President Joe Biden is being soft on New York Gov. Andrew Cuomo while other Democrats are calling for his resignation. Perhaps he feels th...
President Joe Biden is being soft on New York Gov. Andrew Cuomo while other Democrats are calling for his resignation. Perhaps he feels the two have a certain kinship of creepiness?
So far, nearly 30 lawmakers in New York’s congressional delegation and over 120 in the state legislature have called for Cuomo to resign amid mounting accusations of sexual misconduct.
Democratic heavy hitters in the state like Rep. Alexandria Ocasio-Cortez and Sen. Chuck Schumer have joined the chorus, which would normally seal the fate of such a politician.
Yet Biden, the highest-ranking Democrat in the nation, told reporters on the White House lawn Sunday, “I think the investigation is underway and we should see what it brings us.”
Biden’s careful, measured approach to such allegations is generally a good idea, but with so much stacked against the governor — including the bigger scandal of the thousands of COVID-19 nursing home deaths — it may have something to do with their common traits.
Both Cuomo and Biden have been accused of sexual misconduct, and both have used the same pathetic excuse about it being just their way of doing things.
After a disturbing photo surfaced that showed one such encounter between Cuomo and accuser Anna Ruch, the governor used that familiar tale.

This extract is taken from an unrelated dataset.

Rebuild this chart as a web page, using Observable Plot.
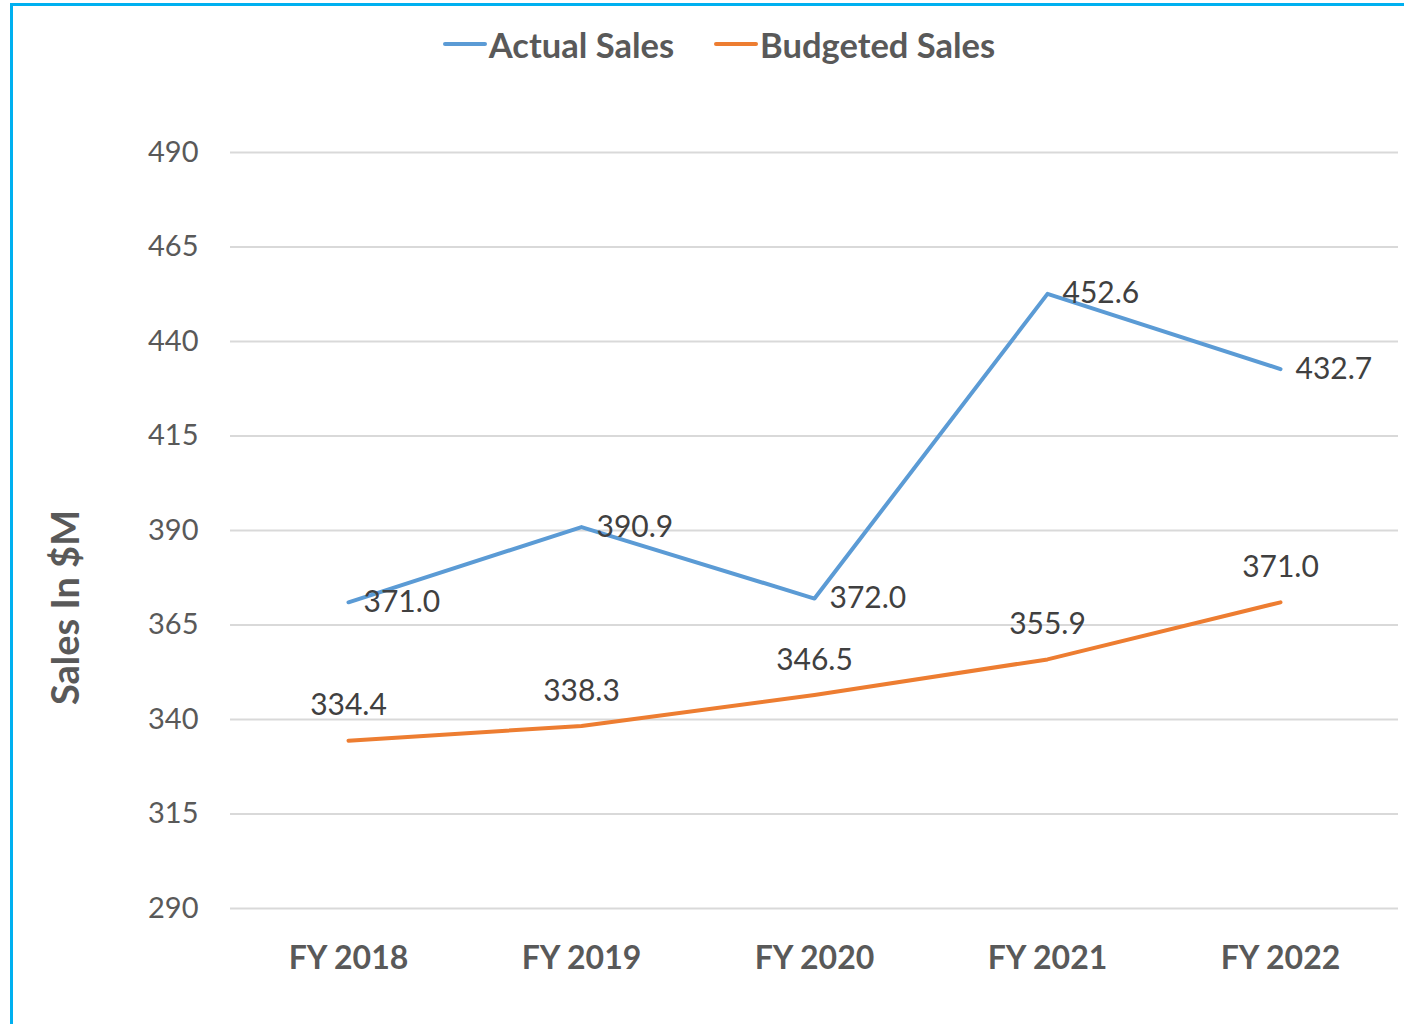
<!DOCTYPE html>
<html>
<head>
<meta charset="utf-8">
<script src="https://cdn.jsdelivr.net/npm/d3@7"></script>
<script src="https://cdn.jsdelivr.net/npm/@observablehq/plot@0.6"></script>
<style>
  html, body { margin: 0; padding: 0; background: #fff; overflow: hidden; width: 1404px; height: 1024px; }
  #wrap { position: relative; width: 1404px; height: 1024px; font-family: Lato, "Open Sans", sans-serif; }
  #frame { position: absolute; left: 10px; top: 3px; width: 1500px; height: 1100px; border: 3px solid #00b0f0; pointer-events: none; box-sizing: border-box; }
  #legend { height: 80px; display: flex; justify-content: center; align-items: center; gap: 40px; padding-left: 34px; padding-top: 8px; box-sizing: border-box; font-weight: bold; font-size: 34.5px; color: #595959; }
  .item { display: flex; align-items: center; }
  .sw { width: 44px; height: 4px; border-radius: 2px; margin-right: 2px; }
  #chart svg { display: block; }
</style>
</head>
<body>
<div id="wrap">
  <div id="frame"></div>
  <div id="legend"></div>
  <div id="chart"></div>
</div>
<script>
const years = ["FY 2018", "FY 2019", "FY 2020", "FY 2021", "FY 2022"];
const actualSales = [371.0, 390.9, 372.0, 452.6, 432.7];
const budgetedSales = [334.4, 338.3, 346.5, 355.9, 371.0];
const yTicks = [290, 315, 340, 365, 390, 415, 440, 465, 490];
const seriesNames = ["Actual Sales", "Budgeted Sales"];
const seriesColors = ["#5b9bd5", "#ed7d31"];
const yTitle = "Sales In $M";

const actual = years.map((y, i) => ({year: y, value: actualSales[i]}));
const budget = years.map((y, i) => ({year: y, value: budgetedSales[i]}));

// legend
const legend = document.getElementById("legend");
seriesNames.forEach((n, i) => {
  const it = document.createElement("div");
  it.className = "item";
  const sw = document.createElement("div");
  sw.className = "sw";
  sw.style.background = seriesColors[i];
  const t = document.createElement("span");
  t.textContent = n;
  it.appendChild(sw); it.appendChild(t);
  legend.appendChild(it);
});

const fmt = d => d.toFixed(1);

const chart = Plot.plot({
  width: 1404,
  height: 944,
  marginLeft: 230,
  marginRight: 6,
  marginTop: 72,
  marginBottom: 116,
  style: {fontFamily: "Lato, 'Open Sans', sans-serif", background: "#fff"},
  x: {type: "point", domain: years, padding: 0.5},
  y: {domain: [290, 490]},
  marks: [
    Plot.gridY(yTicks, {stroke: "#d9d9d9", strokeOpacity: 1, strokeWidth: 2}),
    Plot.axisY(yTicks, {tickSize: 0, tickPadding: 32, fontSize: 29, color: "#595959", label: null}),
    Plot.axisX(years, {tickSize: 0, tickPadding: 38, fontSize: 32, fontWeight: "bold", color: "#595959", label: null}),
    Plot.text([yTitle], {frameAnchor: "left", textAnchor: "middle", rotate: -90, dx: -164, dy: 77, fontSize: 38, fontWeight: "bold", fill: "#595959"}),
    Plot.line(budget, {x: "year", y: "value", stroke: seriesColors[1], strokeWidth: 4, strokeLinejoin: "round", strokeLinecap: "round"}),
    Plot.line(actual, {x: "year", y: "value", stroke: seriesColors[0], strokeWidth: 4, strokeLinejoin: "round", strokeLinecap: "round"}),
    Plot.text(actual, {x: "year", y: "value", text: d => fmt(d.value), textAnchor: "start", dx: 15, fontSize: 30, fill: "#404040"}),
    Plot.text(budget, {x: "year", y: "value", text: d => fmt(d.value), dy: -35, fontSize: 30, fill: "#404040"})
  ]
});
document.getElementById("chart").appendChild(chart);
</script>
</body>
</html>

“A third woman has accused Governor Cuomo of unwanted touching and sexual attention, saying he placed his hands on her face and asked if he could kiss her at her friend’s wedding,” Evan Hill of The New York Times captioned the tweeted photo.
“A friend took a series of pictures of the incident as it occurred.”

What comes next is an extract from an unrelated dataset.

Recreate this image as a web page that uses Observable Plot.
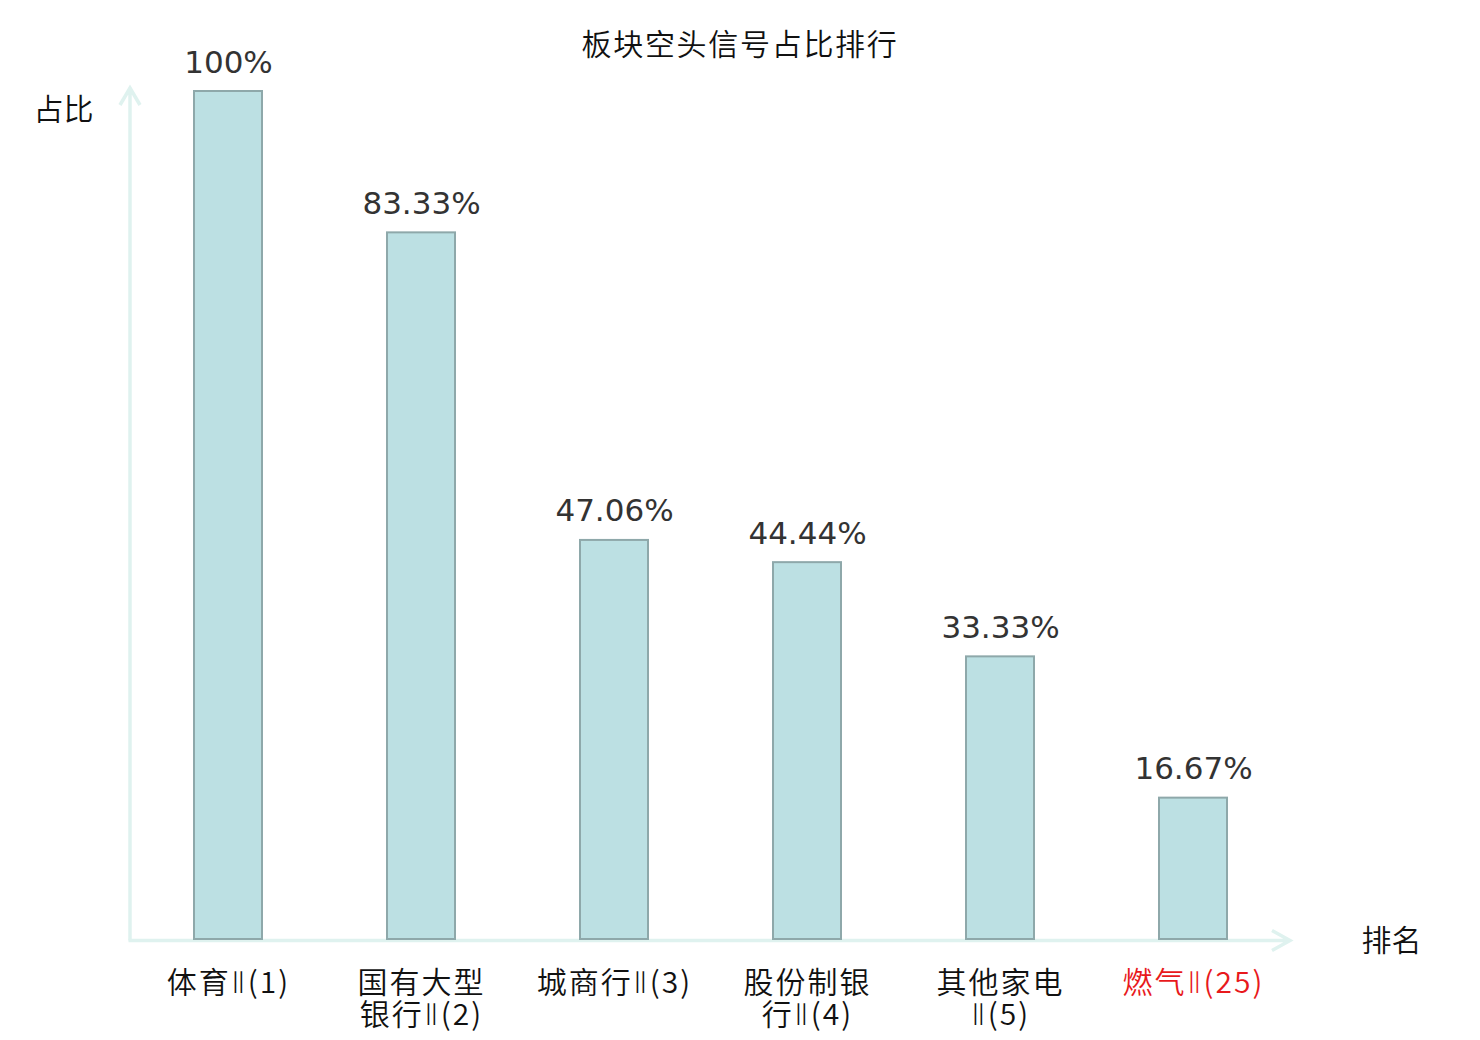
<!DOCTYPE html>
<html>
<head>
<meta charset="utf-8">
<script src="https://cdn.jsdelivr.net/npm/d3@7"></script>
<script src="https://cdn.jsdelivr.net/npm/@observablehq/plot@0.6"></script>
<style>
  @font-face { font-family: "RomanNum"; src: local("DejaVu Sans ExtraLight"), local("DejaVuSans-ExtraLight"); unicode-range: U+2160-216F; }
  html, body { margin: 0; padding: 0; background: #fff; }
  #wrap { position: relative; width: 1480px; height: 1040px; }
  #title { position: absolute; left: 0; top: 22px; width: 1480px; text-align: center;
    font-family: "Noto Sans CJK SC", "DejaVu Sans", sans-serif; font-size: 30px; letter-spacing: 1.7px;
    font-weight: 350; color: #111; line-height: 40px; }
  svg { overflow: visible; }
</style>
</head>
<body>
<div id="wrap">
  <div id="title">板块空头信号占比排行</div>
  <div id="chart"></div>
</div>
<script>
const categories = ["体育Ⅱ(1)", "国有大型\n银行Ⅱ(2)", "城商行Ⅱ(3)", "股份制银\n行Ⅱ(4)", "其他家电\nⅡ(5)", "燃气Ⅱ(25)"];
const values = [100, 83.33, 47.06, 44.44, 33.33, 16.67];
const valueLabels = ["100%", "83.33%", "47.06%", "44.44%", "33.33%", "16.67%"];
const labelColors = ["#111", "#111", "#111", "#111", "#111", "#e8191c"];
const yAxisLabel = "占比";
const xAxisLabel = "排名";

const data = categories.map((c, i) => ({cat: c, value: values[i], label: valueLabels[i], color: labelColors[i]}));

const axisColor = "#dff2ef";
const cjkFont = "RomanNum, \"Noto Sans CJK SC\", sans-serif";

function axesArrows(index, scales, values, dims) {
  const g = d3.create("svg:g");
  const x0 = dims.marginLeft;
  const x1 = dims.width - dims.marginRight;
  const yb = dims.height - dims.marginBottom;
  const yt = dims.marginTop - 3;
  g.append("path")
    .attr("d", `M${x0},${yb + 1.5}V${yt}M${x0 - 10},${yt + 17}L${x0},${yt}L${x0 + 10},${yt + 17}`)
    .attr("fill", "none").attr("stroke", axisColor).attr("stroke-width", 3.5);
  g.append("path")
    .attr("d", `M${x0 - 1.5},${yb + 1.5}H${x1}M${x1 - 18},${yb - 8.5}L${x1},${yb + 1.5}L${x1 - 18},${yb + 11.5}`)
    .attr("fill", "none").attr("stroke", axisColor).attr("stroke-width", 3.5);
  return g.node();
}

const chart = Plot.plot({
  width: 1480,
  height: 1040,
  marginLeft: 130,
  marginRight: 190,
  marginTop: 91,
  marginBottom: 101,
  style: {fontFamily: "\"DejaVu Sans\", \"Noto Sans CJK SC\", sans-serif", background: "#fff"},
  x: {domain: categories, paddingInner: 0.65, paddingOuter: 0.325, axis: null},
  y: {domain: [0, 100], axis: null},
  marks: [
    axesArrows,
    Plot.barY(data, {x: "cat", y: "value", fill: "#bce0e3", stroke: "#8ea8aa", strokeWidth: 2}),
    Plot.text(data, {x: "cat", y: "value", text: "label", lineAnchor: "bottom", dy: -19, fontSize: 31, fill: "#333"}),
    Plot.text(data, {x: "cat", text: "cat", frameAnchor: "bottom", lineAnchor: "top", dy: 31, fontSize: 30,
      lineHeight: 1.07, fill: "color", fontFamily: cjkFont, fontWeight: 350}),
    Plot.text([yAxisLabel], {frameAnchor: "top-left", lineAnchor: "middle", text: d => d, textAnchor: "end", dx: -37, dy: 19,
      fontSize: 30, fill: "#111", fontFamily: cjkFont, fontWeight: 350}),
    Plot.text([xAxisLabel], {frameAnchor: "bottom-right", lineAnchor: "middle", text: d => d, textAnchor: "end", dx: 131, dy: 2,
      fontSize: 30, fill: "#111", fontFamily: cjkFont, fontWeight: 350})
  ]
});
// widen spacing of the category labels (second text mark)
const textGroups = chart.querySelectorAll('g[aria-label="text"]');
if (textGroups[1]) textGroups[1].setAttribute("letter-spacing", "2");
document.getElementById("chart").appendChild(chart);
</script>
</body>
</html>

“You can go find hundreds of pictures of me kissing people,” Cuomo explained to reporters at a media briefing after the photo came out.
“Men, women, it is my usual and customary way of greeting,” he said.
Maybe other “customary” interactions include allegedly forcefully kissing women, asking aides to play strip poker and quizzing women whether they’re into older guys — and those are just some of the “greetings” reported.
This echoes the defense Biden used as far back as 2019 after several women accused him of making them feel uncomfortable — a year prior to the most damning accusation.
“Social norms are changing,” Biden wrote in an April 2019 tweet.
“I understand that, and I’ve heard what these women are saying,” he said.
“Politics to me has always been about making connections, but I will be more mindful about respecting personal space in the future. That’s my responsibility and I will meet it.”
Over the years, Biden had been caught “making connections” with roving hands and an odd habit of sniffing young girls, with many such instances caught on tape and turned into a supercut of “creepiest hits” by Donald Trump Jr. in August.
But the most serious allegations surfaced in March 2020 when Tara Reade, a former Senate aide to Biden, accused him of sexually assaulting her in 1993.
The media jumped to defend Biden, and Reade’s story fell off the radar for most media outlets.
Perhaps Cuomo is hoping the same thing happens to his accusers, but he’s clearly unaware that his time in office is up as far as Democrats are concerned.
He was useful to them when he was clubbing Trump early in the COVID-19 pandemic, but he’s politically radioactive now that the truth about the deaths of vulnerable citizens he allegedly caused and the subsequent cover-up have come to light.
Still, he finds favor with Biden since they are similar in the way they treat women and the excuse they use to wriggle their way out of it.
It’s never OK to touch, kiss, sniff, grab or otherwise treat women in a way that makes them feel uncomfortable.
The fact that either man could be taken seriously at all with such a defense demonstrates the double standard applied to politicians based on political affiliation.
Men like Cuomo and Biden lurk everywhere they have both unchecked power and people at the ready to excuse their behavior and buy their pathetic alibis — in other words, they’re right at home in the Democratic Party.
And who knows — maybe if Cuomo does heed calls to resign, Biden will have to follow suit.